**MATERIAL PROVIDED**:

[Begin]

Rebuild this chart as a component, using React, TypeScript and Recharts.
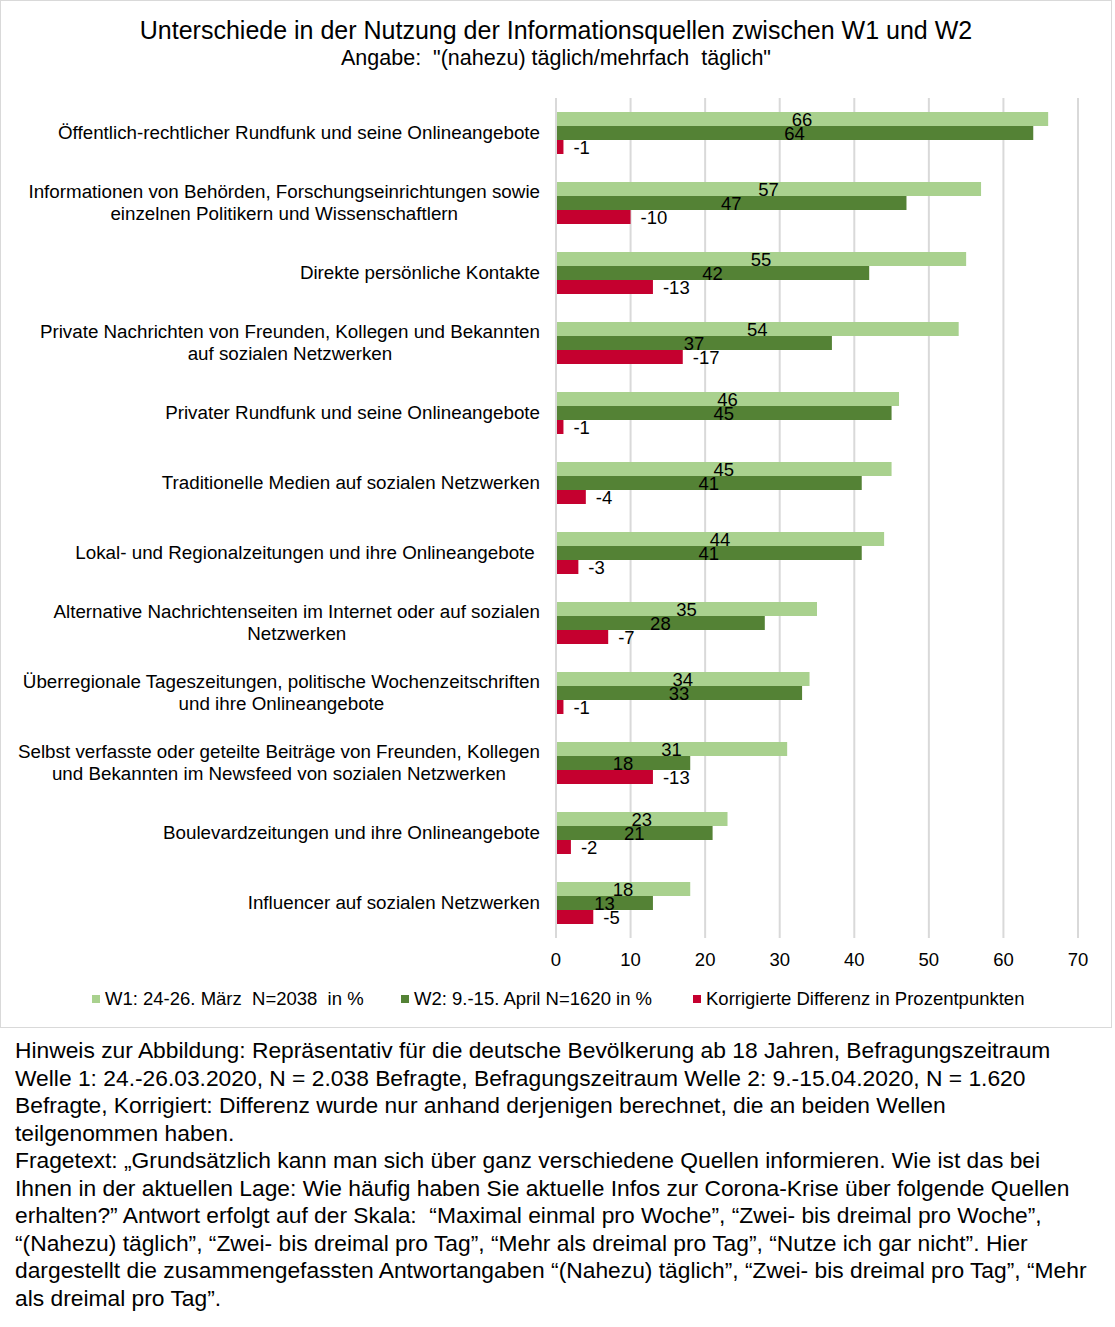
import { BarChart, Bar, XAxis, YAxis, CartesianGrid, LabelList } from 'recharts';

const categories = [
  'Öffentlich-rechtlicher Rundfunk und seine Onlineangebote',
  'Informationen von Behörden, Forschungseinrichtungen sowie\neinzelnen Politikern und Wissenschaftlern',
  'Direkte persönliche Kontakte',
  'Private Nachrichten von Freunden, Kollegen und Bekannten\nauf sozialen Netzwerken',
  'Privater Rundfunk und seine Onlineangebote',
  'Traditionelle Medien auf sozialen Netzwerken',
  'Lokal- und Regionalzeitungen und ihre Onlineangebote ',
  'Alternative Nachrichtenseiten im Internet oder auf sozialen\nNetzwerken',
  'Überregionale Tageszeitungen, politische Wochenzeitschriften\nund ihre Onlineangebote',
  'Selbst verfasste oder geteilte Beiträge von Freunden, Kollegen\nund Bekannten im Newsfeed von sozialen Netzwerken',
  'Boulevardzeitungen und ihre Onlineangebote',
  'Influencer auf sozialen Netzwerken'
];

const w1Values = [66, 57, 55, 54, 46, 45, 44, 35, 34, 31, 23, 18];
const w2Values = [64, 47, 42, 37, 45, 41, 41, 28, 33, 18, 21, 13];
const diffValues = [-1, -10, -13, -17, -1, -4, -3, -7, -1, -13, -2, -5];

const xTicks = [0, 10, 20, 30, 40, 50, 60, 70];

const seriesNames = {
  w1: 'W1: 24-26. März  N=2038  in %',
  w2: 'W2: 9.-15. April N=1620 in %',
  diff: 'Korrigierte Differenz in Prozentpunkten'
};

const noteLines = [
  'Hinweis zur Abbildung: Repräsentativ für die deutsche Bevölkerung ab 18 Jahren, Befragungszeitraum',
  'Welle 1: 24.-26.03.2020, N = 2.038 Befragte, Befragungszeitraum Welle 2: 9.-15.04.2020, N = 1.620',
  'Befragte, Korrigiert: Differenz wurde nur anhand derjenigen berechnet, die an beiden Wellen',
  'teilgenommen haben.',
  'Fragetext: „Grundsätzlich kann man sich über ganz verschiedene Quellen informieren. Wie ist das bei',
  'Ihnen in der aktuellen Lage: Wie häufig haben Sie aktuelle Infos zur Corona-Krise über folgende Quellen',
  'erhalten?” Antwort erfolgt auf der Skala:  “Maximal einmal pro Woche”, “Zwei- bis dreimal pro Woche”,',
  '“(Nahezu) täglich”, “Zwei- bis dreimal pro Tag”, “Mehr als dreimal pro Tag”, “Nutze ich gar nicht”. Hier',
  'dargestellt die zusammengefassten Antwortangaben “(Nahezu) täglich”, “Zwei- bis dreimal pro Tag”, “Mehr',
  'als dreimal pro Tag”.'
];

const COLORS = {
  w1: '#A9D18E',
  w2: '#548235',
  diff: '#C5002F',
  grid: '#D9D9D9'
};

const FONT = '"Liberation Sans", Arial, sans-serif';
const FS = 18.5;

const data = categories.map((name, i) => ({
  name,
  w1: w1Values[i],
  w2: w2Values[i],
  diff: diffValues[i]
}));

function CategoryTick({ y, payload }: any) {
  const lines = String(payload.value).split('\n');
  return (
    <foreignObject x={0} y={y - 35} width={540} height={70}>
      <div
        style={{
          width: 540,
          height: 70,
          display: 'flex',
          alignItems: 'center',
          justifyContent: 'flex-end',
          fontFamily: FONT,
          fontSize: 18.8,
          lineHeight: '22px',
          color: '#000'
        }}
      >
        <div style={{ textAlign: 'center', whiteSpace: 'pre' }}>
          {lines.map((l, i) => (
            <div key={i}>{l}</div>
          ))}
        </div>
      </div>
    </foreignObject>
  );
}

function LegendRow() {
  const items = [
    { key: 'w1', color: COLORS.w1, left: 92 },
    { key: 'w2', color: COLORS.w2, left: 401 },
    { key: 'diff', color: COLORS.diff, left: 693 }
  ] as const;
  return (
    <>
      {items.map((it) => (
        <div
          key={it.key}
          style={{
            position: 'absolute',
            left: it.left,
            top: 988,
            display: 'flex',
            alignItems: 'center',
            fontFamily: FONT,
            fontSize: FS,
            lineHeight: '22px',
            whiteSpace: 'pre'
          }}
        >
          <span style={{ width: 8, height: 8, background: it.color, marginRight: 5 }} />
          <span>{seriesNames[it.key]}</span>
        </div>
      ))}
    </>
  );
}

export default function App() {
  return (
    <div style={{ position: 'absolute', left: 0, top: 0, width: 1115, height: 1327, background: '#fff' }}>
      <div
        style={{
          position: 'absolute',
          left: 0,
          top: 0,
          width: 1110,
          height: 1026,
          border: '1px solid #D9D9D9'
        }}
      />
      <div
        style={{
          position: 'absolute',
          left: 0,
          top: 16,
          width: 1112,
          textAlign: 'center',
          fontFamily: FONT,
          color: '#000'
        }}
      >
        <div style={{ fontSize: 25, lineHeight: '29px' }}>
          Unterschiede in der Nutzung der Informationsquellen zwischen W1 und W2
        </div>
        <div style={{ fontSize: 21.5, lineHeight: '27px', whiteSpace: 'pre' }}>
          Angabe:  "(nahezu) täglich/mehrfach  täglich"
        </div>
      </div>

      <div style={{ position: 'absolute', left: 0, top: 0 }}>
        <BarChart
          width={1112}
          height={1028}
          data={data}
          layout="vertical"
          margin={{ top: 98, right: 34, bottom: 60, left: 0 }}
          barGap={0}
          barCategoryGap="20%"
        >
          <CartesianGrid horizontal={false} stroke={COLORS.grid} strokeWidth={2} />
          <XAxis
            type="number"
            domain={[0, 70]}
            ticks={xTicks}
            axisLine={false}
            tickLine={false}
            tickMargin={9}
            tick={{ fill: '#000', fontSize: FS, fontFamily: FONT }}
          />
          <YAxis
            type="category"
            dataKey="name"
            width={556}
            axisLine={{ stroke: COLORS.grid, strokeWidth: 2 }}
            tickLine={false}
            tick={<CategoryTick />}
            interval={0}
          />
          <Bar dataKey="w1" fill={COLORS.w1} barSize={14} isAnimationActive={false}>
            <LabelList dataKey="w1" position="center" fill="#000" fontSize={FS} fontFamily={FONT} />
          </Bar>
          <Bar dataKey="w2" fill={COLORS.w2} barSize={14} isAnimationActive={false}>
            <LabelList dataKey="w2" position="center" fill="#000" fontSize={FS} fontFamily={FONT} />
          </Bar>
          <Bar
            dataKey={(d: any) => Math.abs(d.diff)}
            fill={COLORS.diff}
            barSize={14}
            isAnimationActive={false}
          >
            <LabelList dataKey="diff" position="right" offset={10} fill="#000" fontSize={FS} fontFamily={FONT} />
          </Bar>
        </BarChart>
      </div>

      <LegendRow />

      <div
        style={{
          position: 'absolute',
          left: 15,
          top: 1037,
          fontFamily: FONT,
          fontSize: 22.8,
          lineHeight: '27.5px',
          color: '#000',
          whiteSpace: 'pre'
        }}
      >
        {noteLines.map((l, i) => (
          <div key={i}>{l}</div>
        ))}
      </div>
    </div>
  );
}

[End]

**YOUR INSTRUCTIONS**: Return nothing but the lines running from the start of the data to the line with "YAxis, CartesianGrid, LabelList", please, both ends included and no pictures.

**RESULT**:
Rebuild this chart as a component, using React, TypeScript and Recharts.
import { BarChart, Bar, XAxis, YAxis, CartesianGrid, LabelList } from 'recharts';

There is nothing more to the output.